The medical university responded that its budget was tight.
“We have responsibilities at the university that are greater than just preservation of historic property, as important as that is,” stated John Sutusky, then the interim vice president for finance and administration. “We have needs that are critical for people and students . . . and we can’t meet them.”
Nonetheless, the medical university’s president at the time, Ray Greenberg, said change was on the horizon. “You have my promise we will attempt to address these concerns in a timely and responsive manner,” he wrote to one concerned preservationist, Katherine Hammersley.
She died 15 years later, before any promised improvements were made.

The interior of the Medical University of South Carolina’s Edward Sebring House in 1994.
In the early 2000s, recalls former city preservation officer and city architect Eddie Bello, the house’s porches were nearly falling off and posed a safety risk.
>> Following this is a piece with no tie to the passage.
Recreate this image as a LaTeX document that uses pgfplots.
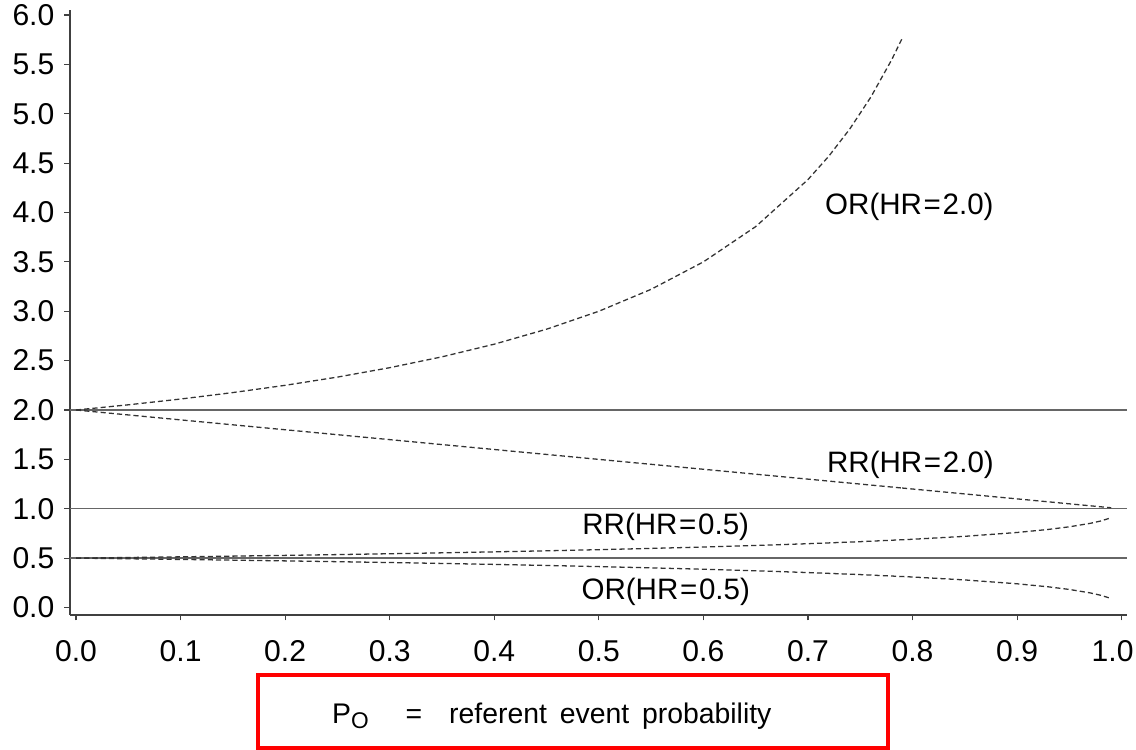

He said he remembers the entire home was in such disrepair that the property was developing into a case of “demolition by neglect.”
In 2014, a new leader of the Preservation Society, Kris King, also griped about the continual neglect. “I recognize that their (MUSC’s) mission is not preserving old houses,” said King, “but we also recognize that they operate in the middle of a historic neighborhood.”
Eleven years later, the staff of the Preservation Society feels similarly that it is time for meaningful repairs to be made to the Sebring House, even if building restorations are not the medical university’s top priority.
“In Charleston, we find ways to make it work,” said Anna-Catherine Alexander, the society’s director of advocacy initiatives.
Calls for action
These days Bello works as an architect, teaches at the Clemson Architecture Center and serves as a trustee of Historic Charleston Foundation. Any neglected home can suffer water damage, he said, which can lead to rotting wood and termite infestation that can weaken framing timbers. Masonry can crumble without proper care.